In August, Burgess authored an opinion column in The Seattle Times, calling for a new city response to homeless issues.

“I don’t believe this ordinance is that better response,” Burgess said. “The proposed ordinance is not the balanced approach the people of Seattle deserve – an approach that carefully weighs compassion with our health and safety obligations. This ordinance tips that balance away from public health and safety responsibilities we in city government hold.”

Burgess argued that the homeless ordinance would establish a new right to camp on public property in Seattle and that it is not consistent with best practices in other cities.

Council member Bruce Harrell said that he could not support the homeless ordinance in its current form, but voted to move it forward in order to push the city toward creating a policy for the issue.

Council member Lisa Herbold said that the city’s approach to sweeping encampments isn’t working and that people return to campsites afterward. She said the bill is not perfect but wants to make changes in order for it to pass.

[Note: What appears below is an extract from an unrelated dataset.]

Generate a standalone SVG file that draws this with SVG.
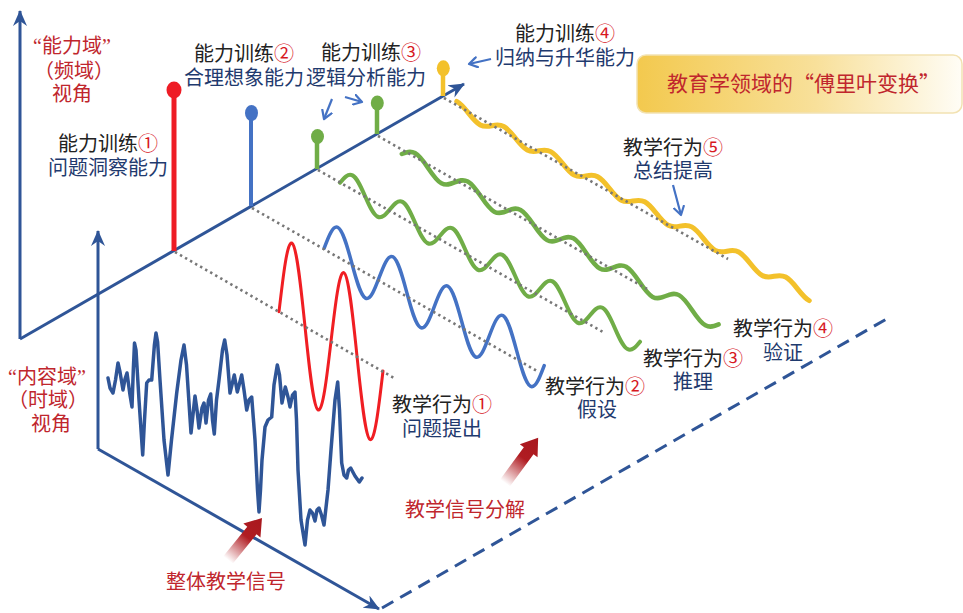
<svg xmlns="http://www.w3.org/2000/svg" width="963" height="613" viewBox="0 0 963 613">
<defs>
<style>
.t{font-family:"Liberation Sans","Noto Sans CJK SC",sans-serif;font-size:20px}
.cjk{font-family:"Noto Sans CJK SC",sans-serif}
.q{font-family:"Liberation Serif",serif}
.k{fill:#222}
.b{fill:#1f3a6e}
.r{fill:#d7191f}
.dr{fill:#c0262d}
.axis{stroke:#2f5597;stroke-width:3;fill:none}
.dot{stroke:#777777;stroke-width:2.6;stroke-dasharray:2.4 3.4;fill:none}
.wave{fill:none;stroke-linecap:round;stroke-linejoin:round}
.sm{stroke:#4472c4;stroke-width:2.2;fill:none}
</style>
<marker id="ah" markerUnits="userSpaceOnUse" markerWidth="18" markerHeight="14" refX="15" refY="7" orient="auto">
<path d="M0,0 L16,7 L0,14 L5,7 z" fill="#2f5597"/>
</marker>
<marker id="sa" markerUnits="userSpaceOnUse" markerWidth="12" markerHeight="12" refX="9" refY="6" orient="auto">
<path d="M1,1 L9,6 L1,11" fill="none" stroke="#4472c4" stroke-width="2.2" stroke-linecap="round" stroke-linejoin="round"/>
</marker>
<linearGradient id="redarrow" x1="0" y1="0" x2="1" y2="0">
<stop offset="0" stop-color="#b01c22" stop-opacity="0"/>
<stop offset="0.55" stop-color="#b01c22" stop-opacity="1"/>
<stop offset="1" stop-color="#a8181e"/>
</linearGradient>
<linearGradient id="title" x1="0" y1="0" x2="1" y2="0">
<stop offset="0" stop-color="#f3c94e"/>
<stop offset="0.55" stop-color="#f8e09a"/>
<stop offset="1" stop-color="#fffdf6"/>
</linearGradient>
</defs>
<rect width="963" height="613" fill="#ffffff"/>

<g id="connectors">
<line class="axis" x1="20" y1="339" x2="20" y2="11" marker-end="url(#ah)"/>
<line class="axis" x1="20" y1="339" x2="464" y2="84" marker-end="url(#ah)"/>
<line class="axis" x1="98" y1="449" x2="98" y2="231" marker-end="url(#ah)"/>
<line class="axis" x1="98" y1="449" x2="379" y2="609" marker-end="url(#ah)"/>
<line class="axis" x1="382" y1="608" x2="890" y2="317" stroke-dasharray="13 8"/>
<line class="sm" x1="332" y1="99" x2="324" y2="119" marker-end="url(#sa)"/>
<line class="sm" x1="345" y1="97" x2="362" y2="102" marker-end="url(#sa)"/>
<line class="sm" x1="491" y1="59" x2="469" y2="64" marker-end="url(#sa)"/>
<line class="sm" x1="673" y1="185" x2="681" y2="215" marker-end="url(#sa)"/>
</g>

<g id="signal-whole">
<polyline class="wave" stroke="#2f5597" stroke-width="3.5" points="108,378 110,388 113,393 115.5,380 118,363 120,372 123,390 125,379 127,373 130,395 132,407 133.3,370 134.5,343 136,350 139,400 142.7,455 144.5,420 146.7,383 149,380 151.7,380 154.4,345 156,333 157.6,342 160,380 164,440 168,475 171.5,440 176.7,393 181,360 184,345 186.5,365 191,433 195,396 197,410 199,428 202,408 204,403 206,423 208.5,400 210.7,394 212.5,420 214.3,434 216.5,400 219,380 222.5,350 224.7,340 227,355 230,393 234.3,375 237.3,392 241.7,375 244,390 246.7,410 249,400 251.7,397 255,440 257.5,490 259,512 260.5,490 262,460 265,427 268,420 271.7,417 274,385 277.3,365 279.5,375 282,403 285.3,387 288,397 290,407 292.5,395 295,392 296.5,420 298,470 301,520 305,545 307.5,520 310,510 312.5,513 315,521 317,510 319,508 321.5,515 324,525 328,490 331,450 335,400 337.7,382 339.5,410 341.7,463 344,475 346.7,478 348.5,470 350.7,468 355,476 359.3,482 362,478"/>
</g>

<g id="wave-yellow">
<path class="wave" stroke="#f3c12b" stroke-width="5" vector-effect="non-scaling-stroke" transform="translate(633,201) skewY(28.1)" d="M-176.25,-5.5 C-167.71,-5.5 -161.29,5.5 -152.75,5.5 S-137.79,-5.5 -129.25,-5.5 S-114.29,5.5 -105.75,5.5 S-90.79,-5.5 -82.25,-5.5 S-67.29,5.5 -58.75,5.5 S-43.79,-5.5 -35.25,-5.5 S-20.29,5.5 -11.75,5.5 S3.21,-5.5 11.75,-5.5 S26.71,5.5 35.25,5.5 S50.21,-5.5 58.75,-5.5 S73.71,5.5 82.25,5.5 S97.21,-5.5 105.75,-5.5 S120.71,5.5 129.25,5.5 S144.21,-5.5 152.75,-5.5 S167.71,5.5 176.25,5.5"/>
</g>
<g id="wave-green2">
<path class="wave" stroke="#70ad47" stroke-width="4.5" vector-effect="non-scaling-stroke" transform="translate(415,161.1) skewY(28.28)" d="M-13.2,0 C-8.9,-4.1 -4.78,-8 0,-8 C9.59,-8 16.81,8 26.4,8 S43.21,-8 52.8,-8 S69.61,8 79.2,8 S96.01,-8 105.6,-8 S122.41,8 132,8 S148.81,-8 158.4,-8 S175.21,8 184.8,8 S201.61,-8 211.2,-8 S228.01,8 237.6,8 S254.41,-8 264,-8 S280.81,8 290.4,8 C295.18,8 299.3,4.1 303.6,0"/>
</g>
<g id="wave-green1">
<path class="wave" stroke="#70ad47" stroke-width="4" vector-effect="non-scaling-stroke" transform="translate(365,196) skewY(27.92)" d="M-25,0 C-20.92,-7.17 -17.02,-14 -12.5,-14 C-3.42,-14 3.42,14 12.5,14 S28.42,-14 37.5,-14 S53.42,14 62.5,14 S78.42,-14 87.5,-14 S103.42,14 112.5,14 S128.42,-14 137.5,-14 S153.42,14 162.5,14 S178.42,-14 187.5,-14 S203.42,14 212.5,14 S228.42,-14 237.5,-14 S253.42,14 262.5,14 C267.02,14 270.92,7.17 275,0"/>
</g>
<g id="wave-blue">
<path class="wave" stroke="#4472c4" stroke-width="3.5" vector-effect="non-scaling-stroke" transform="translate(351.7,262.8) skewY(28.1)" d="M-27.5,0 C-23.02,-14.34 -18.73,-28 -13.75,-28 C-3.76,-28 3.76,28 13.75,28 S31.26,-28 41.25,-28 S58.76,28 68.75,28 S86.26,-28 96.25,-28 S113.76,28 123.75,28 S141.26,-28 151.25,-28 S168.76,28 178.75,28 C183.73,28 188.02,14.34 192.5,0"/>
</g>
<g id="wave-red">
<path class="wave" stroke="#f01e23" stroke-width="3" vector-effect="non-scaling-stroke" transform="translate(305,326.5) skewY(29.68)" d="M-26,0 C-21.76,-38.93 -17.7,-76 -13,-76 C-3.55,-76 3.55,76 13,76 S29.55,-76 39,-76 S55.55,76 65,76 C69.7,76 73.76,38.93 78,0"/>
</g>

<g id="dotted-guides">
<line class="dot" x1="175" y1="252" x2="394" y2="378"/>
<line class="dot" x1="252" y1="208" x2="537" y2="371"/>
<line class="dot" x1="318" y1="170" x2="603" y2="332"/>
<line class="dot" x1="378" y1="136" x2="647" y2="289"/>
<line class="dot" x1="444" y1="98" x2="728" y2="259"/>
</g>

<g id="stem-1">
<line x1="174" y1="251" x2="174" y2="92" stroke="#ee1c25" stroke-width="5"/>
<ellipse cx="174" cy="90" rx="7.5" ry="8.5" fill="#ee1c25"/>
</g>
<g id="stem-2">
<line x1="251" y1="206" x2="251" y2="115" stroke="#4472c4" stroke-width="4"/>
<ellipse cx="251.5" cy="113" rx="6.5" ry="8" fill="#4472c4"/>
</g>
<g id="stem-3a">
<line x1="317" y1="169" x2="317" y2="138" stroke="#70ad47" stroke-width="4.5"/>
<ellipse cx="317.5" cy="136.5" rx="6.5" ry="7.5" fill="#70ad47"/>
</g>
<g id="stem-3b">
<line x1="377" y1="134" x2="377" y2="105" stroke="#70ad47" stroke-width="4.5"/>
<ellipse cx="377.3" cy="103" rx="6.5" ry="7.5" fill="#70ad47"/>
</g>
<g id="stem-4">
<line x1="443" y1="96" x2="443" y2="70" stroke="#f3c12b" stroke-width="4.5"/>
<ellipse cx="443.3" cy="68.3" rx="6.5" ry="8" fill="#f3c12b"/>
</g>

<g id="arrow-whole">
<path transform="translate(228,560) rotate(-51)" fill="url(#redarrow)" d="M0,-6 L38,-6 L38,-11 L54,0 L38,11 L38,6 L0,6 z"/>
</g>
<g id="arrow-decomp">
<path transform="translate(505,483) rotate(-53.7)" fill="url(#redarrow)" d="M0,-6 L40,-6 L40,-11 L56,0 L40,11 L40,6 L0,6 z"/>
</g>

<g id="title-box">
<rect x="637" y="55" width="325" height="58" rx="9" fill="url(#title)" stroke="#f2e2b2" stroke-width="1.5"/>
<text class="t cjk dr" x="667" y="91" style="font-size:21px">教育学领域的“傅里叶变换”</text>
</g>

<g id="label-freq">
<text class="t dr" text-anchor="middle"><tspan x="72" y="53"><tspan class="q">“</tspan>能力域<tspan class="q">”</tspan></tspan><tspan x="74" y="78">（频域）</tspan><tspan x="72" y="101">视角</tspan></text>
</g>
<g id="label-time">
<text class="t dr" text-anchor="middle"><tspan x="47" y="384"><tspan class="q">“</tspan>内容域<tspan class="q">”</tspan></tspan><tspan x="48" y="407">（时域）</tspan><tspan x="51" y="431">视角</tspan></text>
</g>

<g id="label-ability1">
<text class="t k"><tspan x="58" y="151">能力训练<tspan class="r">①</tspan></tspan><tspan class="b" x="48" y="175">问题洞察能力</tspan></text>
</g>
<g id="label-ability2">
<text class="t k"><tspan x="194" y="61">能力训练<tspan class="r">②</tspan></tspan><tspan class="b" x="184" y="85">合理想象能力</tspan></text>
</g>
<g id="label-ability3">
<text class="t k"><tspan x="321" y="60">能力训练<tspan class="r">③</tspan></tspan><tspan class="b" x="306" y="85">逻辑分析能力</tspan></text>
</g>
<g id="label-ability4">
<text class="t k"><tspan x="515" y="41">能力训练<tspan class="r">④</tspan></tspan><tspan class="b" x="495" y="65">归纳与升华能力</tspan></text>
</g>

<g id="label-act1">
<text class="t k"><tspan x="392" y="412">教学行为<tspan class="r">①</tspan></tspan><tspan class="b" x="402" y="436">问题提出</tspan></text>
</g>
<g id="label-act2">
<text class="t k"><tspan x="545" y="394">教学行为<tspan class="r">②</tspan></tspan><tspan class="b" x="577" y="417">假设</tspan></text>
</g>
<g id="label-act3">
<text class="t k"><tspan x="643" y="366">教学行为<tspan class="r">③</tspan></tspan><tspan class="b" x="673" y="389">推理</tspan></text>
</g>
<g id="label-act4">
<text class="t k"><tspan x="733" y="336">教学行为<tspan class="r">④</tspan></tspan><tspan class="b" x="763" y="360">验证</tspan></text>
</g>
<g id="label-act5">
<text class="t k"><tspan x="623" y="155">教学行为<tspan class="r">⑤</tspan></tspan><tspan class="b" x="633" y="178">总结提高</tspan></text>
</g>

<g id="label-whole">
<text class="t dr" x="166" y="589">整体教学信号</text>
</g>
<g id="label-decomp">
<text class="t dr" x="405" y="517">教学信号分解</text>
</g>
</svg>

Bagshaw, whose committee will consider the homeless ordinance, had a similar sentiment.

“I was concerned and continue to be concerned about a number of things presented in the legislation that ACLU and Columbia Legal Services gave to us,” Bagshaw said. “All in all, what I want to be able to do is make sure people are safe and that our community comes together on an approach on how we are going to solve this problem.”

What does Seattle think?

The council chamber was divided over the issue of the homeless ordinance but was dominated by neighborhood and business interests that begged the council not to pass the ordinance. But others pleaded with officials to consider it, arguing that homeless individuals have nowhere else to go, and the sweeps hinder their ability to move out of homelessness.

Voices from the International District were dominant among that camp, asking the council not to allow encampments to grow and become permanent. They cited the trash amassing on their streets; the safety concerns of seniors who repeatedly encounter panhandlers; drug use; and neighborhood sidewalks being used as a bathroom.

Ballard business representatives also spoke, asking that the council not approve the ordinance, citing the encampments that have hurt their businesses and threatened the safety of employees.

Others objected to the fact that the ordinance was created by private-interest groups and is still being considered by elected officials.

What does the city think?

An Aug. 31 memo from various city departments to the city council also pleads with the council not to pass the ALCU homeless ordinance, collectively saying they are “deeply concerned” by it.

We are deeply concerned about the potential impacts of the proposed legislation … The proposed legislation does not strike the right balance and would authorize camping throughout the City of Seattle. The practical impact of the legislation would be dramatic …”

The departments argue that the homeless ordinance would allow tents to stay on school property, interfere with transit and encourage conditions that foster criminal activity. It also notes that the ordinance would cost the city millions of dollars to implement.

The memo was a message from multiple city departments, including: Finance and Administrative Services Department; the Seattle Police Department; Human Services Department; Seattle Department of Parks and Recreation; Seattle Department of Transportation; and the City Budget Office.